Unlike a Chapter 7, where most debts are canceled, a Chapter 13 bankruptcy requires the debtor to repay some or all of the debt according to a repayment plan. The repayment process can last three to five years. To qualify, the debtor must have a regular source of income to make repayments. Income includes wages, retirement, social security, and disability benefits.

In a Chapter 13, a bankruptcy trustee is appointed to investigate your finances, make sure your plan is fair, address your creditor’s claims, and pay down your debts according to the plan. Your payments go to the trustee, who withholds 10% as a fee and sends the rest to your creditors. At the end of a Chapter 13 bankruptcy, the balance of unsecured debts (such as credit cards) will be discharged.

Does a Chapter 13 require a “means test”?

No. The means test is an eligibility screening tool for people who want to file for Chapter 7. The test is not required for Chapter 13, but many people who do not pass the Chapter 7 means test file for Chapter 13 instead.

How will a Chapter 13 affect my credit?

A completed Chapter 13 bankruptcy will get removed faster from your credit report than a Chapter 7. A Chapter 7 will appear on your credit report for about ten years, while a Chapter 13 will appear on your credit report for seven years from the date the case was filed. For example, if you complete a five-year Chapter 13 plan, it will stay on your credit report for only two more years from the discharge date. A negative account remains on your credit report for seven and a half years. Check your credit report for free by going to

What can a Chapter 13 do?

A Chapter 13 bankruptcy can: 

  • Allow a debtor who doesn’t qualify for a Chapter 7 some time to reorganize their finances by reducing their monthly payments to creditors.
  • Discharge what’s left of unsecured debt after the Chapter 13 payment plan is over.
  • Prevent debt collectors from pursuing outstanding debts that are listed in the bankruptcy.
  • Stop foreclosure on your home and allow you to catch up on missed payments.
  • Stop repossession of a car or other property.
  • Stop debt collection harassment.

What can’t be done through Chapter 13?

A Chapter 13 bankruptcy cannot:

  • Discharge past-due child support, property taxes, IRS debt, and most student loans.
  • Protect you from “hot check” or other criminal charges, or waive criminal fines, fees, penalties, and restitution.
  • Discharge debts that arise after the bankruptcy has been filed.
  • Eliminate creditors’ rights to secured property like car loans and home mortgages. After bankruptcy, your home can still be foreclosed and your car repossessed if you don’t make payments.
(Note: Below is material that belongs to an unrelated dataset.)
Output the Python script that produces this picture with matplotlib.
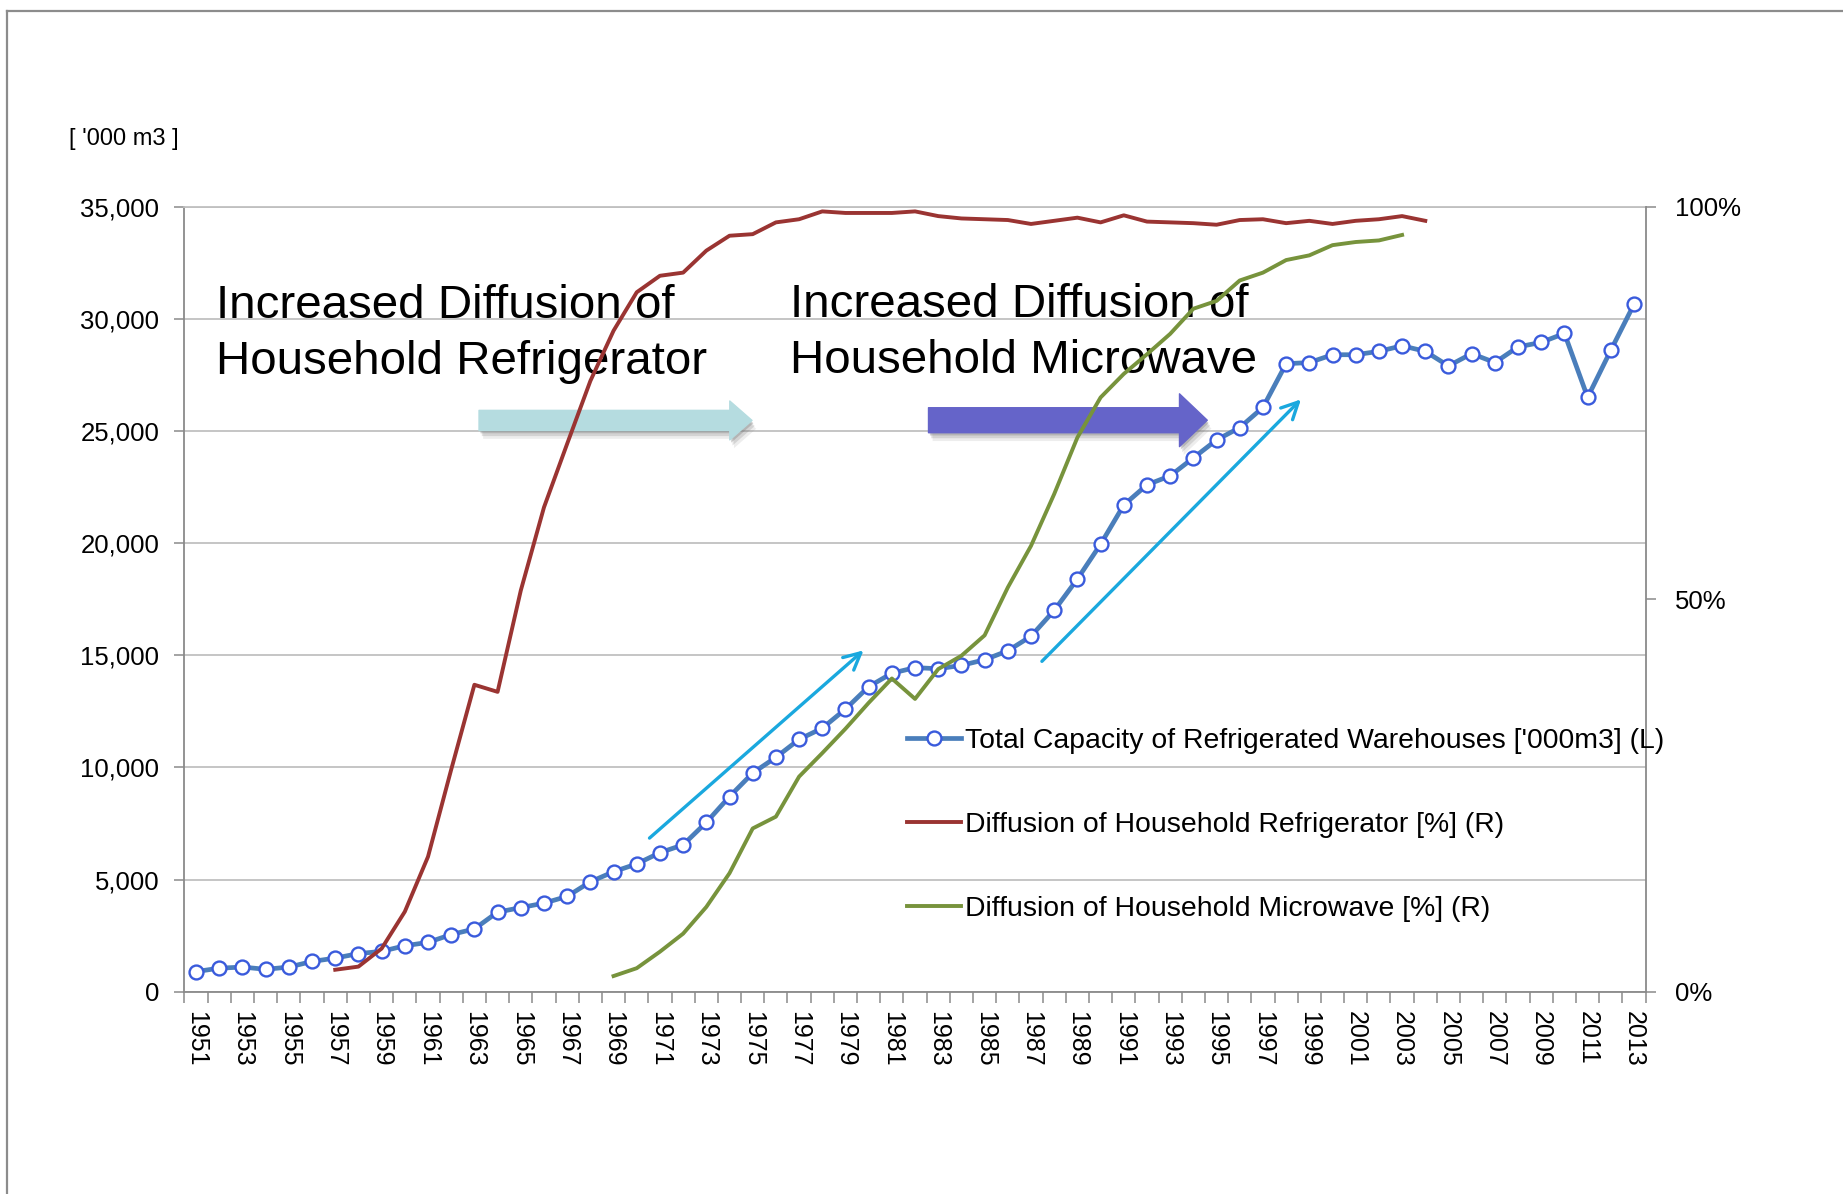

Are there alternatives to bankruptcy?

Maybe. Read Alternatives to Bankruptcy.

Talk to a lawyer before deciding how to move forward. Doing nothing might be an option if you are judgment-proof. If your property and income are exempt from creditor’s claims by law, then you have nothing the creditors can take from you. With the exception of past due child support, you can’t be put in jail for failing to pay a debt. If you are not judgment-proof, you can negotiate a payment agreement with your creditors before filing for bankruptcy.